I don't think you can read too much into Google Trends. Certainly it captures the fact that "virtualization" has replaced "grid" as the most popular industry buzzword. But given that industry has used grid mostly to mean "cluster" (e.g., Oracle 10-G, SGE), that doesn't say too much about grid per se.

Measuring adoption and impact is nevertheless an important goal. Thus we have integrated usage reporting mechanisms into our Globus software. We see continued growth in use, as captured by metrics such as service deployments. We're now trying to understand the underlying usage modalities. I suspect that many are concerned with "eResearch" functions other than "federating computers"--e.g., on-demand access to computing [on HPC systems and/or EC2], data distribution, service publication and composition, etc. Do these functions count as "grid"? They do according to our article "The Anatomy of the Grid"--and if you look at the goals of projects such as D-Grid.

Regards -- Ian Foster.
Bert said…
Grid as a technology has never had more interest, but it's not "the grid" in the academic sense.

Rather, grid is becoming a common architecture in utility computing services like 3tera's AppLogic and Amazon's EC2. I can assure you that users definitely think of these services as grid. However, such systems are more readily adopted than traditional grid architectures and can be applied to a wide array of applications beyond HPC.

So, as utility computing moves forwards, grid technology is the foundation on which it's being built.
Anonymous said…
Gartner's 10 strategic technologies for 2008 - FYI:
http://www.gartner.com/it/page.jsp?id=530109

Ziva
I agree with Ian in the sense that grid technologies are still being in incremetal usage, and also think are going to be a very important component of future computational infrastrucutres.

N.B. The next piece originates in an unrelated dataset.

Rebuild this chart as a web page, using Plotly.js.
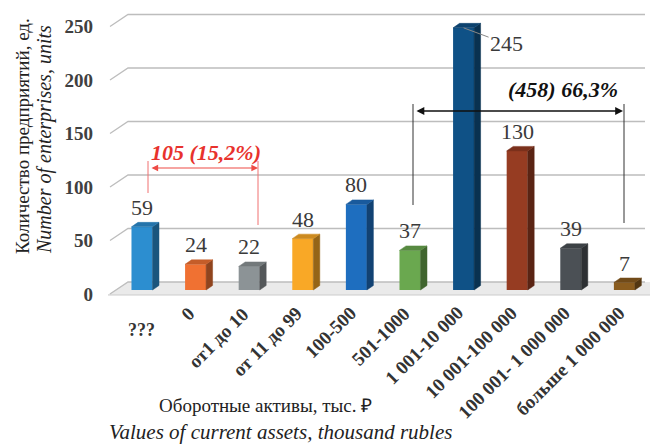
<!DOCTYPE html>
<html><head><meta charset="utf-8">
<script src="https://cdn.plot.ly/plotly-3.0.1.min.js"></script>
<style>body{margin:0;background:#fff}#chart{width:660px;height:446px}</style>
</head><body><div id="chart"></div>
<script>
// ---- data ----
const categories = ['???','0','от1 до 10','от 11 до 99','100-500','501-1000','1 001-10 000','10 001-100 000','100 001- 1 000 000','больше 1 000 000'];
const counts = [59, 24, 22, 48, 80, 37, 245, 130, 39, 7];
const yTicks = [0, 50, 100, 150, 200, 250];
const groupSmall = {text: '105 (15,2%)'};
const groupLarge = {text: '(458) 66,3%'};
const barColors = ['#2C8ED0','#F07132','#8C9396','#F9A826','#1E6EBF','#6AA84F','#0F5186','#963C22','#4B5055','#8A5C1E'];

// ---- geometry helpers (pixel <-> data for fixed ranges) ----
const L = 108, R = 652, T = 10, B = 296;
const PXX = 53.6, PXY = 1.07, Y0PX = 290;
const X0 = -0.634;
const xr = [X0, X0 + (R - L) / PXX];
const yr = [-(B - Y0PX) / PXY, (Y0PX - T) / PXY];
const X = px => X0 + (px - L) / PXX;
const Y = py => (Y0PX - py) / PXY;
const PX = px => (px - L) / (R - L);   // paper x
const PY = py => (B - py) / (B - T);   // paper y

function shade(hex, f) {
  const n = parseInt(hex.slice(1), 16);
  const r = Math.round(((n >> 16) & 255) * f), g = Math.round(((n >> 8) & 255) * f), b = Math.round((n & 255) * f);
  return 'rgb(' + r + ',' + g + ',' + b + ')';
}

const idx = categories.map((c, i) => i);
const W = 0.392, DX = 6.5 / PXX, DY = 4.5 / PXY;
const serif = 'Liberation Serif';

const traces = [{
  type: 'bar', x: idx, y: counts, width: W,
  marker: {color: barColors, line: {width: 0}}, hoverinfo: 'skip'
}];
counts.forEach((v, i) => {
  const xl = i - W / 2, xR = i + W / 2;
  traces.push({type: 'scatter', mode: 'lines', hoverinfo: 'skip', showlegend: false,
    x: [xR, xR + DX, xR + DX, xR, xR], y: [0, DY, v + DY, v, 0],
    fill: 'toself', fillcolor: shade(barColors[i], 0.6), line: {width: 0.5, color: shade(barColors[i], 0.6)}});
  traces.push({type: 'scatter', mode: 'lines', hoverinfo: 'skip', showlegend: false,
    x: [xl, xl + DX, xR + DX, xR, xl], y: [v, v + DY, v + DY, v, v],
    fill: 'toself', fillcolor: shade(barColors[i], 0.82), line: {width: 0.5, color: shade(barColors[i], 0.82)}});
});

const shapes = [];
// floor
shapes.push({type: 'path', layer: 'below', xref: 'x', yref: 'y',
  path: `M ${X(107)} ${Y(295)} L ${X(128)} ${Y(282)} L ${X(650)} ${Y(282)} L ${X(650)} ${Y(295)} Z`,
  fillcolor: '#EAEAEA', line: {width: 0}});
shapes.push({type: 'line', layer: 'below', xref: 'x', yref: 'y', x0: X(107), y0: Y(295), x1: X(650), y1: Y(295),
  line: {color: '#CCCCCC', width: 1}});
// gridlines on back wall
yTicks.forEach(v => {
  const f = Y0PX - v * PXY;
  shapes.push({type: 'path', layer: 'below', xref: 'x', yref: 'y',
    path: `M ${X(110)} ${Y(f + 4)} L ${X(128)} ${Y(f - 8)} L ${X(645)} ${Y(f - 8)}`,
    line: {color: '#BDBDBD', width: 1.3}});
});
// bracket verticals
const red = '#EE4B45';
shapes.push({type: 'line', xref: 'x', yref: 'y', x0: X(148), x1: X(148), y0: Y(161), y1: Y(193), line: {color: '#F07070', width: 1}});
shapes.push({type: 'line', xref: 'x', yref: 'y', x0: X(258), x1: X(258), y0: Y(161), y1: Y(225), line: {color: '#F07070', width: 1}});
shapes.push({type: 'line', xref: 'x', yref: 'y', x0: X(413), x1: X(413), y0: Y(104), y1: Y(205), line: {color: '#333', width: 1}});
shapes.push({type: 'line', xref: 'x', yref: 'y', x0: X(624), x1: X(624), y0: Y(104), y1: Y(223), line: {color: '#333', width: 1}});

const annotations = [];
// value labels
counts.forEach((v, i) => {
  if (i === 6) {
    annotations.push({x: i, y: v, xref: 'x', yref: 'y', text: String(v), showarrow: true, arrowhead: 0,
      arrowwidth: 1, arrowcolor: '#888', ax: 43, ay: 16, standoff: 0,
      font: {family: serif, size: 22, color: '#3a3a3a'}});
  } else {
    annotations.push({x: i, y: v, xref: 'x', yref: 'y', text: String(v), showarrow: false,
      yanchor: 'bottom', yshift: 5, font: {family: serif, size: 22, color: '#3a3a3a'}});
  }
});
// category labels
categories.forEach((c, i) => {
  if (i === 0) {
    annotations.push({x: i, y: PY(330), xref: 'x', yref: 'paper', text: c, showarrow: false,
      xanchor: 'center', yanchor: 'middle',
      font: {family: serif, size: 18, color: '#333', weight: 'bold'}});
  } else {
    annotations.push({x: i + 0.12, y: PY(300), xref: 'x', yref: 'paper', text: c, showarrow: false, textangle: -45,
      xanchor: 'right', yanchor: 'top', font: {family: serif, size: 19, color: '#333', weight: 'bold'}});
  }
});
// double arrows
annotations.push({x: X(258), y: Y(168), ax: X(150), ay: Y(168), axref: 'x', ayref: 'y', xref: 'x', yref: 'y',
  text: '', showarrow: true, arrowside: 'end+start', arrowhead: 2, arrowsize: 1.1, arrowwidth: 1.2, arrowcolor: red});
annotations.push({x: X(623), y: Y(111), ax: X(415), ay: Y(111), axref: 'x', ayref: 'y', xref: 'x', yref: 'y',
  text: '', showarrow: true, arrowside: 'end+start', arrowhead: 2, arrowsize: 1.2, arrowwidth: 1.3, arrowcolor: '#111'});
annotations.push({x: X(206), y: Y(152), xref: 'x', yref: 'y', text: '<i>' + groupSmall.text + '</i>', showarrow: false,
  font: {family: serif, size: 22, color: '#E8322D', weight: 'bold'}});
annotations.push({x: X(563), y: Y(89), xref: 'x', yref: 'y', text: '<i>' + groupLarge.text + '</i>', showarrow: false,
  font: {family: serif, size: 22, color: '#111', weight: 'bold'}});
// axis titles
const ttl = (x, y, text, angle, size) => ({xref: 'paper', yref: 'paper', x: PX(x), y: PY(y), text: text, textangle: angle,
  xanchor: 'center', yanchor: 'middle', showarrow: false, font: {family: serif, size: size, color: '#222'}});
annotations.push(ttl(22, 136, 'Количество предприятий, ед.', -90, 19));
annotations.push(ttl(44, 140, '<i>Number of enterprises, units</i>', -90, 20));
annotations.push(ttl(265, 405, 'Оборотные активы, тыс. ₽', 0, 19));
annotations.push(ttl(280, 432, '<i>Values of current assets, thousand rubles</i>', 0, 21));

const layout = {
  width: 660, height: 446, margin: {l: L, r: 660 - R, t: T, b: 446 - B},
  paper_bgcolor: '#fff', plot_bgcolor: 'rgba(0,0,0,0)', showlegend: false,
  xaxis: {range: xr, showgrid: false, zeroline: false, showticklabels: false, showline: false, fixedrange: true},
  yaxis: {range: yr, tickvals: yTicks, showgrid: false, zeroline: false, showline: false, ticks: '',
    ticklabelshift: 4, ticklabelstandoff: 14,
    tickfont: {family: serif, size: 19, color: '#404040', weight: 'bold'}, fixedrange: true},
  shapes: shapes, annotations: annotations
};
Plotly.newPlot('chart', traces, layout, {displayModeBar: false, staticPlot: true});
</script></body></html>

However, I also agree with the "decline" of grid technologies in the sense they were suposed to be a replacement for big computers, bringing a kind of "cheap supercomputing" or "P2P" access to a broader range of resources.
Anonymous said…
Dear all,

I believe there was an initial misunderstanding about grid computing. It was perceived as the evolution of traditional distributed computing: something everybody could use every day, such as the web, email and P2P. When the people realized that they instead need large scale problems in order to use grids effectively, their interest went off. Indeed, the majority of the people usually does not need computing power simply because they do not have difficult problems to solve. However, it is also true that both the scientific and many business communities have been taking advantage of grid computing in the last ten years. And they will certainly continue to do so. The main difference is that, in the latter case, there are plenty of computational resources and people with the expertise/skills required to compile, deploy and configure grid middleware. Therefore grid computing is still alive and in quite good shape, it's just a matter of understanding usage patterns as already better explained by Ian. Of course, I also agree that the term grid computing is now increasingly meant to be utility computing, but we have already witnessed the same transition from metacomputing to grid computing, from the network is the computer to the grid is the computer etc. Not a big surprise.

Best regards,
Massimo Cafaro
Unknown said…
It was a grave error, in the early part of this decade, to read too much into the marketing "hype" around grid. It is an equally grave error, today, to read too much into the transfer of that marketing hype to virtualization. Infrastructure for the knowledge economy will be created by a mix of many technologies. Grid, virtualization, distributed computing, and likely many yet to be "hyped" concepts will be there in a mix determined by need and by imagination about how real value can be created.

Walter Stewart
Anonymous said…
Dear Guy:

Please be also reminded that many use now different terms other than "Grid" computing. Cyberinfrastructure, cloud computing, and others come in mind. Even the term virtualization is related to Grid computing (e.g. virtual organization) ;-) We see today also a diversification and specialization of terminology aligned with Grid computing. This reflects also Ians view who has given other examples of popular words related to Grid computing.